One potential wrinkle is that Trump is pressing Congress to fully fund his proposed southern border wall by then. Funding the wall was already a politically divisive issue, and the coming change in the House will likely only deepen the divide. Democrats may not be inclined to work with Republicans on the budget or any other issues during the post-election session of Congress.
- Federal Reserve seat nomination. The Senate is scheduled next week to consider the nomination of Michelle Bowman, currently the Kansas Bank Commissioner, to fill one of three open seats on the Federal Reserve (Fed) Board of Governors. Bowman would fill a seat reserved for a community banker. If she is confirmed, she is likely to take her seat prior to the December meeting of the Fed’s Open Markets Committee, which will be considering whether to raise the Fed’s benchmark interest rate.
- China trade talks. A key issue for the markets is whether there might be an opportunity to ease the trade tensions between China and the United States now that the midterm election is behind us. Trump is planning a face-to-face meeting with Chinese President Xi Jinping at the end of November when the two leaders are in Buenos Aires for the G20 summit. If negotiations get a jolt, that would likely be a positive for the markets.
- House Leadership Elections. House Republicans are expected to vote on their new leaders as soon as next week. With House Speaker Paul Ryan (R-WI) retiring, Rep. Kevin McCarthy (R-CA) is seeking the top Republican post, which will be minority leader in the next Congress. But McCarthy is already facing a challenge from Rep. Jim Jordan (R-OH), and others could also be tempted to join the race.
House Democrats will also be electing leaders, though they may delay their votes until December. Rep. Nancy Pelosi (D-CA), who served as speaker the last time Democrats had the majority, is likely to return to that post. That said, some of the newly elected Democrats indicated during the campaign that they would prefer a new face as the party’s leader. So far, an alternative leader has not emerged. But Pelosi will need to navigate a diverse caucus to secure her leadership post.
Looking further ahead
One issue investors need to have on their radar screens for 2019 is the debt ceiling, which has been suspended for all of this year. The cap returns on March 1—starting the countdown on a potential default on the country’s debt.
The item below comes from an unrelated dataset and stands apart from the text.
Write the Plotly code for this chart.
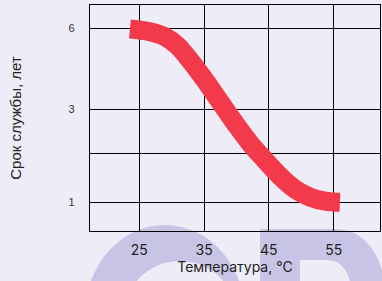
import plotly.graph_objects as go

# ---- data ----
TEMPERATURE_C = [23.56, 26.65, 28.97, 30.82, 32.82, 35.14, 37.45, 39.77, 42.08, 44.40, 46.71, 49.03, 51.34, 53.66, 55.97]
# service life, expressed on the chart's (non-uniform) life scale
LIFE_SCALE = [89.35, 88.16, 85.95, 82.19, 75.56, 66.73, 57.22, 47.72, 38.88, 31.37, 24.30, 18.56, 15.02, 13.26, 12.69]

X_TICKS = [25, 35, 45, 55]
Y_TICK_POS = [12.7, 34.3, 53.8, 89.6]
Y_TICK_TEXT = ["1", "", "3", "6"]

BG = "#EEEDF7"
MARK = "#C8C4E5"
RED = "#F23A4A"

W, H = 382, 281
ML, MR, MT, MB = 90, 2, 5, 50
PW, PH = W - ML - MR, H - MT - MB


def px(x):
    return (x - ML) / PW


def py(y):
    return (H - MB - y) / PH


def path(cmds):
    out = []
    for c in cmds:
        if isinstance(c, str):
            out.append(c)
        else:
            out.append(f"{px(c[0]):.4f},{py(c[1]):.4f}")
    return " ".join(out)


fig = go.Figure()
fig.add_trace(go.Scatter(
    x=TEMPERATURE_C, y=LIFE_SCALE, mode="lines",
    line=dict(color=RED, width=19, shape="spline", smoothing=1.0),
    hoverinfo="skip", showlegend=False,
))

shapes = [
    # decorative watermark letters
    dict(type="circle", xref="paper", yref="paper", layer="below",
         x0=px(85), x1=px(245), y0=py(225), y1=py(405),
         fillcolor=MARK, line=dict(width=0)),
    dict(type="circle", xref="paper", yref="paper", layer="below",
         x0=px(122), x1=px(238), y0=py(261), y1=py(381),
         fillcolor=BG, line=dict(width=0)),
    dict(type="path", xref="paper", yref="paper", layer="below",
         path=path(["M", (260, 229), "L", (335, 229), "C", (362, 229), (380, 250), (385, 285),
                    "L", (385, 295), "L", (260, 295), "Z"]),
         fillcolor=MARK, line=dict(width=0)),
    dict(type="path", xref="paper", yref="paper", layer="below",
         path=path(["M", (300, 260), "L", (327, 260), "C", (340, 260), (348, 270), (351, 285),
                    "L", (351, 295), "L", (300, 295), "Z"]),
         fillcolor=BG, line=dict(width=0)),
]

fig.update_layout(
    width=W, height=H,
    margin=dict(l=ML, r=MR, t=MT, b=MB),
    paper_bgcolor=BG, plot_bgcolor="rgba(0,0,0,0)",
    shapes=shapes,
    xaxis=dict(
        range=[17.4, 62.15], tickvals=X_TICKS, ticks="",
        showgrid=True, gridcolor="#000", gridwidth=1.2,
        showline=True, linecolor="#000", linewidth=1.3, mirror=True,
        zeroline=False, ticklabelstandoff=6,
        tickfont=dict(family="Inter", size=14, color="#222"),
        title=dict(text="Температура, °C", standoff=5,
                   font=dict(family="Inter", size=14, color="#222")),
    ),
    yaxis=dict(
        range=[0, 100], tickvals=Y_TICK_POS, ticktext=Y_TICK_TEXT, ticks="",
        showgrid=True, gridcolor="#000", gridwidth=1.2,
        showline=True, linecolor="#000", linewidth=1.3, mirror=True,
        zeroline=False, ticklabelstandoff=12,
        tickfont=dict(family="Liberation Sans", size=11, color="#333"),
        title=dict(text="Срок службы, лет", standoff=43,
                   font=dict(family="Liberation Sans", size=15, color="#222")),
    ),
)

fig.write_html("out.html", config={"displayModeBar": False},
               post_script="document.body.style.margin='0';")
The Treasury Department can take steps to defer default for several months. But Congress will need to either raise or suspend the debt ceiling by summer 2019.
Doing so is one of the trickiest political issues lawmakers face, one that will be even more difficult in a divided Congress. Uncertainty around when Congress will act has produced market volatility in the past. As the new Congress takes office next year, investors should keep an eye on the progress lawmakers make on this important issue.
In the short-term, though, we don’t expect a significant market reaction to the election outcome. As noted, the markets appear to have been anticipating a split decision for weeks. Other issues, including trade and the Federal Reserve’s monetary policy, are likely to have a greater effect on the markets in the weeks ahead.